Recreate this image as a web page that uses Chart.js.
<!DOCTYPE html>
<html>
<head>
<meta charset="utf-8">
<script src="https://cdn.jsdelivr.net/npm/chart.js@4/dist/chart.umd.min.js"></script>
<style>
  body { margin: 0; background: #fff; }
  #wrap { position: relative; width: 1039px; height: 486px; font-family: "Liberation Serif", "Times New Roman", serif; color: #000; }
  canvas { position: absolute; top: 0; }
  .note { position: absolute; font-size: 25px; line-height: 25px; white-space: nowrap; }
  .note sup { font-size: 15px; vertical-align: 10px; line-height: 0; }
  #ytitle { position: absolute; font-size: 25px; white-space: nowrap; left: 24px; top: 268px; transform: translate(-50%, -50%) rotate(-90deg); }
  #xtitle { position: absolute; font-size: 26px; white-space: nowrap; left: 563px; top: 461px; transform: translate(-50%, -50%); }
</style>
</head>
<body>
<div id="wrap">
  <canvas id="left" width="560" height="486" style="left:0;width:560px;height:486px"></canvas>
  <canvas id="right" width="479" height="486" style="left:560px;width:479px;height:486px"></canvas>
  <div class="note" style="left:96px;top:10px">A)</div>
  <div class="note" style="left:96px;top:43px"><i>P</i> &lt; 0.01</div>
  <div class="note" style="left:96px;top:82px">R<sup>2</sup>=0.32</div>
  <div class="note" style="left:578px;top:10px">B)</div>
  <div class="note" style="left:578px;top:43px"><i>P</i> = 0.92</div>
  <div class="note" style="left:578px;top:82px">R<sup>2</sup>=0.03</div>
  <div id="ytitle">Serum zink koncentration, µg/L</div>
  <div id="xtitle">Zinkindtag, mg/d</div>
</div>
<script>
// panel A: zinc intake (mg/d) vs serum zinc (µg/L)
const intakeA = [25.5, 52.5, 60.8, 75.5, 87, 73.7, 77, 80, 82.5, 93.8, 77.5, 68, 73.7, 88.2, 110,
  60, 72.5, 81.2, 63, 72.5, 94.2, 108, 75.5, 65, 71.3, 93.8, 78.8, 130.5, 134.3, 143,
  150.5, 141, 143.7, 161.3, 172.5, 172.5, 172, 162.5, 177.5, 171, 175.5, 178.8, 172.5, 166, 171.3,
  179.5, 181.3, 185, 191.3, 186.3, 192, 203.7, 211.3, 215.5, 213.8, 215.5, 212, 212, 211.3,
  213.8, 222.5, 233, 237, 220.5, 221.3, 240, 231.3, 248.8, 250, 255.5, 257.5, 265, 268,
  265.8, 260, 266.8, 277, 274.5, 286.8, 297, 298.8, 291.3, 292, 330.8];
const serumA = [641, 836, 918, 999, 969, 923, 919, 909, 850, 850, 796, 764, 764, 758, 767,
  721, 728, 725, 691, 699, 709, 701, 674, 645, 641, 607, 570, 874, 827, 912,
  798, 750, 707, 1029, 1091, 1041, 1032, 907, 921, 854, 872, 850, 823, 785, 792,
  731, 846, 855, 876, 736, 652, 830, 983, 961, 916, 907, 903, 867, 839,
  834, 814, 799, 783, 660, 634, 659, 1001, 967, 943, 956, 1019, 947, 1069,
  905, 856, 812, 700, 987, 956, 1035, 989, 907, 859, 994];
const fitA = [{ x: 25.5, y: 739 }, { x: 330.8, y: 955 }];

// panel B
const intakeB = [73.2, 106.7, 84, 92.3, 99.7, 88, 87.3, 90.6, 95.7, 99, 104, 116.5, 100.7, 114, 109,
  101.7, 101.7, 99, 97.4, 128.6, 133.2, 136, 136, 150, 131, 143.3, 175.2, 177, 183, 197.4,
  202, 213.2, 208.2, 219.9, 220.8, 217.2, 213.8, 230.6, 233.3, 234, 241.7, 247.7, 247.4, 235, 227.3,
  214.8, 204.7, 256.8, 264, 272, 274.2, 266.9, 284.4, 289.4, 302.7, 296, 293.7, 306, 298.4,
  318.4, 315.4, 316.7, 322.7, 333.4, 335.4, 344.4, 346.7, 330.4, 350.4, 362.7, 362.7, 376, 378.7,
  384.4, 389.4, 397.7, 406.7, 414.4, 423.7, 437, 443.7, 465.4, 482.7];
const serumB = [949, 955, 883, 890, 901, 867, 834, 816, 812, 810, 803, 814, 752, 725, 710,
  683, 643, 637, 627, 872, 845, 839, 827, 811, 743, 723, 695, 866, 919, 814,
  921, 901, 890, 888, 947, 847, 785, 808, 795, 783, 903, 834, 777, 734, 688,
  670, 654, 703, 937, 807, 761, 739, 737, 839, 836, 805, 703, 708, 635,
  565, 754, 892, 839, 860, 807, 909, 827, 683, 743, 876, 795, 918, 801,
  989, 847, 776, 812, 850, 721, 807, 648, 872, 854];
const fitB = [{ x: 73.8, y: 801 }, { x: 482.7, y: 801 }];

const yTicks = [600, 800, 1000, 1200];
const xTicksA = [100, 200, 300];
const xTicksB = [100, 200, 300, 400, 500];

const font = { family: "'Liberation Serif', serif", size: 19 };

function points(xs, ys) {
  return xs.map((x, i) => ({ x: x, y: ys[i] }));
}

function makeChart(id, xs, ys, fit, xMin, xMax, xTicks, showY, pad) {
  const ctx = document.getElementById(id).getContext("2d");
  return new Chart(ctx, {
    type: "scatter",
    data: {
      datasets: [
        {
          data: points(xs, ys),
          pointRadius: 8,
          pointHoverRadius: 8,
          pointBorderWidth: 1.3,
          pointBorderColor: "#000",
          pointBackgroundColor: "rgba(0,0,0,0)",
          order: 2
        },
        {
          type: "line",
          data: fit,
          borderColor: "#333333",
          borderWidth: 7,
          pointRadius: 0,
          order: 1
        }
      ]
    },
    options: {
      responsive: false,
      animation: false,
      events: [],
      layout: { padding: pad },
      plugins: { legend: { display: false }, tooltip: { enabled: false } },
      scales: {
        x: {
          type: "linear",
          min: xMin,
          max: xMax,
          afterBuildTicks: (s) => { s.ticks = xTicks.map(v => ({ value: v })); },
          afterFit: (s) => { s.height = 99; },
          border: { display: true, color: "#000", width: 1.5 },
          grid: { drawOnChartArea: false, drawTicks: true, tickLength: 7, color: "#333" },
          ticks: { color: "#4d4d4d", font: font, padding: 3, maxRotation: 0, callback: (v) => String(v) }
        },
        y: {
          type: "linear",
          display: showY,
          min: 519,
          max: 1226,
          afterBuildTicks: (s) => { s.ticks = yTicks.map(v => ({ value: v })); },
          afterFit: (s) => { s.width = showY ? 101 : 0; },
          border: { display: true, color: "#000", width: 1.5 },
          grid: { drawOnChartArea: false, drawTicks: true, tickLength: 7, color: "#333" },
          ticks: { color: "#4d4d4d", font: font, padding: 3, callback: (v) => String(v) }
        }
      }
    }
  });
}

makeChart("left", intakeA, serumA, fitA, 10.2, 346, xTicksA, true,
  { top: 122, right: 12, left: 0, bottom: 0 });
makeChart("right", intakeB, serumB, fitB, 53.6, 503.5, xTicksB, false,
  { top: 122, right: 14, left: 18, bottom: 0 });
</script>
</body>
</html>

______________________________

* YOUR OBJECTIVE
Write the material out again word for word.

* OUTPUT FOR THIS TASK
Recreate this image as a web page that uses Chart.js.
<!DOCTYPE html>
<html>
<head>
<meta charset="utf-8">
<script src="https://cdn.jsdelivr.net/npm/chart.js@4/dist/chart.umd.min.js"></script>
<style>
  body { margin: 0; background: #fff; }
  #wrap { position: relative; width: 1039px; height: 486px; font-family: "Liberation Serif", "Times New Roman", serif; color: #000; }
  canvas { position: absolute; top: 0; }
  .note { position: absolute; font-size: 25px; line-height: 25px; white-space: nowrap; }
  .note sup { font-size: 15px; vertical-align: 10px; line-height: 0; }
  #ytitle { position: absolute; font-size: 25px; white-space: nowrap; left: 24px; top: 268px; transform: translate(-50%, -50%) rotate(-90deg); }
  #xtitle { position: absolute; font-size: 26px; white-space: nowrap; left: 563px; top: 461px; transform: translate(-50%, -50%); }
</style>
</head>
<body>
<div id="wrap">
  <canvas id="left" width="560" height="486" style="left:0;width:560px;height:486px"></canvas>
  <canvas id="right" width="479" height="486" style="left:560px;width:479px;height:486px"></canvas>
  <div class="note" style="left:96px;top:10px">A)</div>
  <div class="note" style="left:96px;top:43px"><i>P</i> &lt; 0.01</div>
  <div class="note" style="left:96px;top:82px">R<sup>2</sup>=0.32</div>
  <div class="note" style="left:578px;top:10px">B)</div>
  <div class="note" style="left:578px;top:43px"><i>P</i> = 0.92</div>
  <div class="note" style="left:578px;top:82px">R<sup>2</sup>=0.03</div>
  <div id="ytitle">Serum zink koncentration, µg/L</div>
  <div id="xtitle">Zinkindtag, mg/d</div>
</div>
<script>
// panel A: zinc intake (mg/d) vs serum zinc (µg/L)
const intakeA = [25.5, 52.5, 60.8, 75.5, 87, 73.7, 77, 80, 82.5, 93.8, 77.5, 68, 73.7, 88.2, 110,
  60, 72.5, 81.2, 63, 72.5, 94.2, 108, 75.5, 65, 71.3, 93.8, 78.8, 130.5, 134.3, 143,
  150.5, 141, 143.7, 161.3, 172.5, 172.5, 172, 162.5, 177.5, 171, 175.5, 178.8, 172.5, 166, 171.3,
  179.5, 181.3, 185, 191.3, 186.3, 192, 203.7, 211.3, 215.5, 213.8, 215.5, 212, 212, 211.3,
  213.8, 222.5, 233, 237, 220.5, 221.3, 240, 231.3, 248.8, 250, 255.5, 257.5, 265, 268,
  265.8, 260, 266.8, 277, 274.5, 286.8, 297, 298.8, 291.3, 292, 330.8];
const serumA = [641, 836, 918, 999, 969, 923, 919, 909, 850, 850, 796, 764, 764, 758, 767,
  721, 728, 725, 691, 699, 709, 701, 674, 645, 641, 607, 570, 874, 827, 912,
  798, 750, 707, 1029, 1091, 1041, 1032, 907, 921, 854, 872, 850, 823, 785, 792,
  731, 846, 855, 876, 736, 652, 830, 983, 961, 916, 907, 903, 867, 839,
  834, 814, 799, 783, 660, 634, 659, 1001, 967, 943, 956, 1019, 947, 1069,
  905, 856, 812, 700, 987, 956, 1035, 989, 907, 859, 994];
const fitA = [{ x: 25.5, y: 739 }, { x: 330.8, y: 955 }];

// panel B
const intakeB = [73.2, 106.7, 84, 92.3, 99.7, 88, 87.3, 90.6, 95.7, 99, 104, 116.5, 100.7, 114, 109,
  101.7, 101.7, 99, 97.4, 128.6, 133.2, 136, 136, 150, 131, 143.3, 175.2, 177, 183, 197.4,
  202, 213.2, 208.2, 219.9, 220.8, 217.2, 213.8, 230.6, 233.3, 234, 241.7, 247.7, 247.4, 235, 227.3,
  214.8, 204.7, 256.8, 264, 272, 274.2, 266.9, 284.4, 289.4, 302.7, 296, 293.7, 306, 298.4,
  318.4, 315.4, 316.7, 322.7, 333.4, 335.4, 344.4, 346.7, 330.4, 350.4, 362.7, 362.7, 376, 378.7,
  384.4, 389.4, 397.7, 406.7, 414.4, 423.7, 437, 443.7, 465.4, 482.7];
const serumB = [949, 955, 883, 890, 901, 867, 834, 816, 812, 810, 803, 814, 752, 725, 710,
  683, 643, 637, 627, 872, 845, 839, 827, 811, 743, 723, 695, 866, 919, 814,
  921, 901, 890, 888, 947, 847, 785, 808, 795, 783, 903, 834, 777, 734, 688,
  670, 654, 703, 937, 807, 761, 739, 737, 839, 836, 805, 703, 708, 635,
  565, 754, 892, 839, 860, 807, 909, 827, 683, 743, 876, 795, 918, 801,
  989, 847, 776, 812, 850, 721, 807, 648, 872, 854];
const fitB = [{ x: 73.8, y: 801 }, { x: 482.7, y: 801 }];

const yTicks = [600, 800, 1000, 1200];
const xTicksA = [100, 200, 300];
const xTicksB = [100, 200, 300, 400, 500];

const font = { family: "'Liberation Serif', serif", size: 19 };

function points(xs, ys) {
  return xs.map((x, i) => ({ x: x, y: ys[i] }));
}

function makeChart(id, xs, ys, fit, xMin, xMax, xTicks, showY, pad) {
  const ctx = document.getElementById(id).getContext("2d");
  return new Chart(ctx, {
    type: "scatter",
    data: {
      datasets: [
        {
          data: points(xs, ys),
          pointRadius: 8,
          pointHoverRadius: 8,
          pointBorderWidth: 1.3,
          pointBorderColor: "#000",
          pointBackgroundColor: "rgba(0,0,0,0)",
          order: 2
        },
        {
          type: "line",
          data: fit,
          borderColor: "#333333",
          borderWidth: 7,
          pointRadius: 0,
          order: 1
        }
      ]
    },
    options: {
      responsive: false,
      animation: false,
      events: [],
      layout: { padding: pad },
      plugins: { legend: { display: false }, tooltip: { enabled: false } },
      scales: {
        x: {
          type: "linear",
          min: xMin,
          max: xMax,
          afterBuildTicks: (s) => { s.ticks = xTicks.map(v => ({ value: v })); },
          afterFit: (s) => { s.height = 99; },
          border: { display: true, color: "#000", width: 1.5 },
          grid: { drawOnChartArea: false, drawTicks: true, tickLength: 7, color: "#333" },
          ticks: { color: "#4d4d4d", font: font, padding: 3, maxRotation: 0, callback: (v) => String(v) }
        },
        y: {
          type: "linear",
          display: showY,
          min: 519,
          max: 1226,
          afterBuildTicks: (s) => { s.ticks = yTicks.map(v => ({ value: v })); },
          afterFit: (s) => { s.width = showY ? 101 : 0; },
          border: { display: true, color: "#000", width: 1.5 },
          grid: { drawOnChartArea: false, drawTicks: true, tickLength: 7, color: "#333" },
          ticks: { color: "#4d4d4d", font: font, padding: 3, callback: (v) => String(v) }
        }
      }
    }
  });
}

makeChart("left", intakeA, serumA, fitA, 10.2, 346, xTicksA, true,
  { top: 122, right: 12, left: 0, bottom: 0 });
makeChart("right", intakeB, serumB, fitB, 53.6, 503.5, xTicksB, false,
  { top: 122, right: 14, left: 18, bottom: 0 });
</script>
</body>
</html>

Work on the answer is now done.